====== Material supplied

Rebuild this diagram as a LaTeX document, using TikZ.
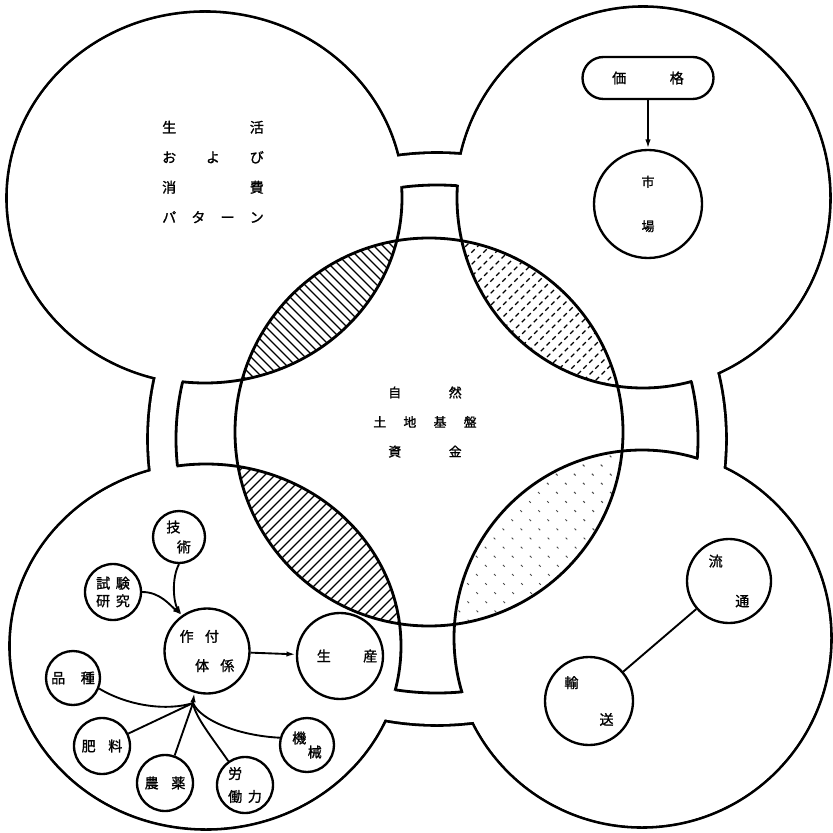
\documentclass[tikz,border=0pt]{standalone}
\usepackage{fontspec}
\newfontfamily\jp[FakeBold=1.2]{Noto Sans CJK JP}
\newcommand{\jpsize}[2]{\jp\fontsize{#1}{#2}\selectfont}
\usetikzlibrary{arrows.meta}

\tikzset{
    outline/.style={line width=2.4pt},
    bubble/.style={circle, draw, line width=2pt, minimum size=#1, inner sep=0pt,
        align=center, font=\jpsize{12}{14}},
    pill/.style={rectangle, draw, line width=2pt, rounded corners=6.3mm,
        minimum width=39.3mm, minimum height=12.6mm, inner sep=0pt, font=\jpsize{12}{14}},
    tag/.style={inner sep=0pt, align=center},
    flow/.style={-{Latex[length=8pt,width=4.5pt]}, line width=1.6pt},
    feed/.style={line width=1.6pt},
    hatch/.style={line width=1.1pt},
    hatch broken/.style={line width=1pt, dash pattern=on 4pt off 3pt},
    hatch sparse/.style={line width=0.9pt, black!70, dash pattern=on 2pt off 9pt},
}

\begin{document}
\begin{tikzpicture}[x=0.3mm, y=-0.3mm]
    \useasboundingbox (0,0) rectangle (833,832);
    \fill[white] (0,0) rectangle (833,832);

    % hub of the cross, central circle
    \coordinate (hub) at (437,439);
    \coordinate (core) at (429,432);

    % outer outline: four lobes joined round the hub
    \foreach \cx/\cy/\rx/\ry in {205/198/197/185, 643/198/186/190, 206/646/195/182, 642/638/188/188}
        \draw[line width=4.8pt] (\cx,\cy) ellipse [x radius=\rx, y radius=\ry];
    \draw[line width=4.8pt] (hub) ellipse [x radius=288, y radius=285];
    \foreach \cx/\cy/\rx/\ry in {205/198/197/185, 643/198/186/190, 206/646/195/182, 642/638/188/188}
        \fill[white] (\cx,\cy) ellipse [x radius=\rx, y radius=\ry];
    \fill[white] (hub) ellipse [x radius=288, y radius=285];

    % ends of the four arms
    \draw[outline] (hub) ellipse [x radius=261, y radius=254];
    \foreach \cx/\cy/\rx/\ry in {205/198/197/185, 643/198/186/190, 206/646/195/182, 642/638/188/188}
        \fill[white] (\cx,\cy) ellipse [x radius=\rx, y radius=\ry];

    % hatched overlaps
    \begin{scope}
        \clip (core) circle (194);
        \clip (205,198) ellipse [x radius=197, y radius=185];
        \foreach \k in {-250,-241,...,250}
            \draw[hatch] (\k,0) -- ++(833,833);
    \end{scope}
    \begin{scope}
        \clip (core) circle (194);
        \clip (643,198) ellipse [x radius=186, y radius=190];
        \foreach \k in {640,652,...,1080}
            \draw[hatch broken] (\k,0) -- ++(-833,833);
    \end{scope}
    \begin{scope}
        \clip (core) circle (194);
        \clip (206,646) ellipse [x radius=195, y radius=182];
        \foreach \k in {640,650,...,1090}
            \draw[hatch] (\k,0) -- ++(-833,833);
    \end{scope}
    \begin{scope}
        \clip (core) circle (194);
        \clip (642,638) ellipse [x radius=188, y radius=188];
        \foreach \k in {-260,-242,...,260}
            \draw[hatch sparse] (\k,0) -- ++(833,833);
    \end{scope}

    % lobe edges inside the arms
    \begin{scope}
        \clip (hub) ellipse [x radius=262, y radius=255];
        \foreach \cx/\cy/\rx/\ry in {205/198/197/185, 643/198/186/190, 206/646/195/182, 642/638/188/188}
            \draw[outline] (\cx,\cy) ellipse [x radius=\rx, y radius=\ry];
    \end{scope}
    \draw[outline] (core) circle (194);

    % texts of the lobes
    \node[tag, font=\jpsize{12}{25.6}] (life) at (213,172)
        {\makebox[30.5mm]{生\hfill 活}\\ \makebox[30.5mm]{お\hfill よ\hfill び}\\
         \makebox[30.5mm]{消\hfill 費}\\ \makebox[30.5mm]{パ\hfill タ\hfill ー\hfill ン}};
    \node[tag, font=\jpsize{11}{25.2}] (nature) at (425,422)
        {\makebox[22mm]{自\hfill 然}\\ \makebox[31mm]{土\hfill 地\hfill 基\hfill 盤}\\
         \makebox[22mm]{資\hfill 金}};

    % market
    \node[pill] (price) at (648,78) {\makebox[21.5mm]{価\hfill 格}};
    \node[bubble=32.4mm, font=\jpsize{11}{38}] (market) at (648,204) {市\\場};
    \draw[flow] (price) -- (market);

    % production
    \node[bubble=15.6mm, font=\jpsize{12}{17}] (tech) at (179,537) {技\hspace*{0.8em}\\ \hspace*{0.7em}術};
    \node[bubble=16.8mm, font=\jpsize{12}{15}] (trial) at (113,592) {試\hspace{0.4em}験\\ 研\hspace{0.4em}究};
    \node[bubble=25.5mm, font=\jpsize{12}{25}, align=left] (crop) at (207,651)
        {作\hspace{0.8em}付\\ \hspace*{1.1em}体\hspace{0.8em}係};
    \node[bubble=25.8mm] (output) at (340,656) {\hspace*{1em}生\hspace{2.3em}産};
    \node[bubble=16.2mm] (variety) at (73,678) {品\hspace{1.1em}種};
    \node[bubble=16.8mm] (fert) at (102,746) {肥\hspace{0.9em}料};
    \node[bubble=16.8mm] (agrochem) at (165,783) {農\hspace{0.9em}薬};
    \node[bubble=16.8mm, font=\jpsize{12}{19.6}] (labour) at (245,785) {労\hspace*{1.4em}\\ 働\hspace{0.4em}力};
    \node[bubble=16.2mm, font=\jpsize{12}{12}] (machine) at (307,745) {機\hspace*{1.1em}\\ \hspace*{1.1em}械};

    \draw[flow] (tech.south) .. controls +(-8,15) and +(-8,-12) .. (crop.125);
    \draw[flow] (trial.east) .. controls +(18,0) and +(-12,-10) .. (crop.125);
    \draw[flow] (crop) -- (output);

    \coordinate (join) at (193,703);
    \draw[feed] (variety.-22) .. controls +(30,18) and +(-25,8) .. (join);
    \draw[feed] (fert) -- (join);
    \draw[feed] (agrochem) -- (join);
    \draw[feed] (labour.125) .. controls +(-15,-22) and +(2,14) .. (join);
    \draw[feed] (machine.165) .. controls +(-40,-2) and +(8,18) .. (join);
    \draw[flow] (join) -- (crop.253);

    % distribution
    \node[bubble=25.2mm, font=\jpsize{12}{34}] (distrib) at (729,581) {流\hspace*{1.9em}\\ \hspace*{1.9em}通};
    \node[bubble=26.4mm, font=\jpsize{12}{31.5}] (transport) at (589,701) {輸\hspace*{2.5em}\\ \hspace*{2.5em}送};
    \draw[feed] (distrib) -- (transport);
\end{tikzpicture}
\end{document}
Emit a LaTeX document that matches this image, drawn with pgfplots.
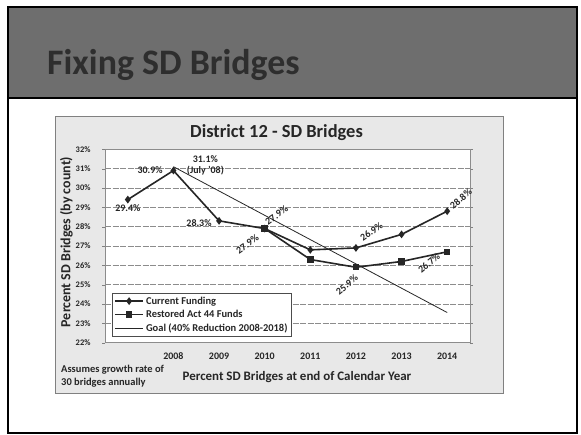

============

* **What you have to do**: Omit the pictures and output all of the other material exactly.

* **Solution below**:
Rebuild this diagram as a LaTeX document, using TikZ.
\documentclass[tikz,border=0pt]{standalone}
\usepackage{fontspec}
\newfontfamily\jp[FakeBold=1.2]{Noto Sans CJK JP}
\newcommand{\jpsize}[2]{\jp\fontsize{#1}{#2}\selectfont}
\usetikzlibrary{arrows.meta}

\tikzset{
    outline/.style={line width=2.4pt},
    bubble/.style={circle, draw, line width=2pt, minimum size=#1, inner sep=0pt,
        align=center, font=\jpsize{12}{14}},
    pill/.style={rectangle, draw, line width=2pt, rounded corners=6.3mm,
        minimum width=39.3mm, minimum height=12.6mm, inner sep=0pt, font=\jpsize{12}{14}},
    tag/.style={inner sep=0pt, align=center},
    flow/.style={-{Latex[length=8pt,width=4.5pt]}, line width=1.6pt},
    feed/.style={line width=1.6pt},
    hatch/.style={line width=1.1pt},
    hatch broken/.style={line width=1pt, dash pattern=on 4pt off 3pt},
    hatch sparse/.style={line width=0.9pt, black!70, dash pattern=on 2pt off 9pt},
}

\begin{document}
\begin{tikzpicture}[x=0.3mm, y=-0.3mm]
    \useasboundingbox (0,0) rectangle (833,832);
    \fill[white] (0,0) rectangle (833,832);

    % hub of the cross, central circle
    \coordinate (hub) at (437,439);
    \coordinate (core) at (429,432);

    % outer outline: four lobes joined round the hub
    \foreach \cx/\cy/\rx/\ry in {205/198/197/185, 643/198/186/190, 206/646/195/182, 642/638/188/188}
        \draw[line width=4.8pt] (\cx,\cy) ellipse [x radius=\rx, y radius=\ry];
    \draw[line width=4.8pt] (hub) ellipse [x radius=288, y radius=285];
    \foreach \cx/\cy/\rx/\ry in {205/198/197/185, 643/198/186/190, 206/646/195/182, 642/638/188/188}
        \fill[white] (\cx,\cy) ellipse [x radius=\rx, y radius=\ry];
    \fill[white] (hub) ellipse [x radius=288, y radius=285];

    % ends of the four arms
    \draw[outline] (hub) ellipse [x radius=261, y radius=254];
    \foreach \cx/\cy/\rx/\ry in {205/198/197/185, 643/198/186/190, 206/646/195/182, 642/638/188/188}
        \fill[white] (\cx,\cy) ellipse [x radius=\rx, y radius=\ry];

    % hatched overlaps
    \begin{scope}
        \clip (core) circle (194);
        \clip (205,198) ellipse [x radius=197, y radius=185];
        \foreach \k in {-250,-241,...,250}
            \draw[hatch] (\k,0) -- ++(833,833);
    \end{scope}
    \begin{scope}
        \clip (core) circle (194);
        \clip (643,198) ellipse [x radius=186, y radius=190];
        \foreach \k in {640,652,...,1080}
            \draw[hatch broken] (\k,0) -- ++(-833,833);
    \end{scope}
    \begin{scope}
        \clip (core) circle (194);
        \clip (206,646) ellipse [x radius=195, y radius=182];
        \foreach \k in {640,650,...,1090}
            \draw[hatch] (\k,0) -- ++(-833,833);
    \end{scope}
    \begin{scope}
        \clip (core) circle (194);
        \clip (642,638) ellipse [x radius=188, y radius=188];
        \foreach \k in {-260,-242,...,260}
            \draw[hatch sparse] (\k,0) -- ++(833,833);
    \end{scope}

    % lobe edges inside the arms
    \begin{scope}
        \clip (hub) ellipse [x radius=262, y radius=255];
        \foreach \cx/\cy/\rx/\ry in {205/198/197/185, 643/198/186/190, 206/646/195/182, 642/638/188/188}
            \draw[outline] (\cx,\cy) ellipse [x radius=\rx, y radius=\ry];
    \end{scope}
    \draw[outline] (core) circle (194);

    % texts of the lobes
    \node[tag, font=\jpsize{12}{25.6}] (life) at (213,172)
        {\makebox[30.5mm]{生\hfill 活}\\ \makebox[30.5mm]{お\hfill よ\hfill び}\\
         \makebox[30.5mm]{消\hfill 費}\\ \makebox[30.5mm]{パ\hfill タ\hfill ー\hfill ン}};
    \node[tag, font=\jpsize{11}{25.2}] (nature) at (425,422)
        {\makebox[22mm]{自\hfill 然}\\ \makebox[31mm]{土\hfill 地\hfill 基\hfill 盤}\\
         \makebox[22mm]{資\hfill 金}};

    % market
    \node[pill] (price) at (648,78) {\makebox[21.5mm]{価\hfill 格}};
    \node[bubble=32.4mm, font=\jpsize{11}{38}] (market) at (648,204) {市\\場};
    \draw[flow] (price) -- (market);

    % production
    \node[bubble=15.6mm, font=\jpsize{12}{17}] (tech) at (179,537) {技\hspace*{0.8em}\\ \hspace*{0.7em}術};
    \node[bubble=16.8mm, font=\jpsize{12}{15}] (trial) at (113,592) {試\hspace{0.4em}験\\ 研\hspace{0.4em}究};
    \node[bubble=25.5mm, font=\jpsize{12}{25}, align=left] (crop) at (207,651)
        {作\hspace{0.8em}付\\ \hspace*{1.1em}体\hspace{0.8em}係};
    \node[bubble=25.8mm] (output) at (340,656) {\hspace*{1em}生\hspace{2.3em}産};
    \node[bubble=16.2mm] (variety) at (73,678) {品\hspace{1.1em}種};
    \node[bubble=16.8mm] (fert) at (102,746) {肥\hspace{0.9em}料};
    \node[bubble=16.8mm] (agrochem) at (165,783) {農\hspace{0.9em}薬};
    \node[bubble=16.8mm, font=\jpsize{12}{19.6}] (labour) at (245,785) {労\hspace*{1.4em}\\ 働\hspace{0.4em}力};
    \node[bubble=16.2mm, font=\jpsize{12}{12}] (machine) at (307,745) {機\hspace*{1.1em}\\ \hspace*{1.1em}械};

    \draw[flow] (tech.south) .. controls +(-8,15) and +(-8,-12) .. (crop.125);
    \draw[flow] (trial.east) .. controls +(18,0) and +(-12,-10) .. (crop.125);
    \draw[flow] (crop) -- (output);

    \coordinate (join) at (193,703);
    \draw[feed] (variety.-22) .. controls +(30,18) and +(-25,8) .. (join);
    \draw[feed] (fert) -- (join);
    \draw[feed] (agrochem) -- (join);
    \draw[feed] (labour.125) .. controls +(-15,-22) and +(2,14) .. (join);
    \draw[feed] (machine.165) .. controls +(-40,-2) and +(8,18) .. (join);
    \draw[flow] (join) -- (crop.253);

    % distribution
    \node[bubble=25.2mm, font=\jpsize{12}{34}] (distrib) at (729,581) {流\hspace*{1.9em}\\ \hspace*{1.9em}通};
    \node[bubble=26.4mm, font=\jpsize{12}{31.5}] (transport) at (589,701) {輸\hspace*{2.5em}\\ \hspace*{2.5em}送};
    \draw[feed] (distrib) -- (transport);
\end{tikzpicture}
\end{document}
Emit a LaTeX document that matches this image, drawn with pgfplots.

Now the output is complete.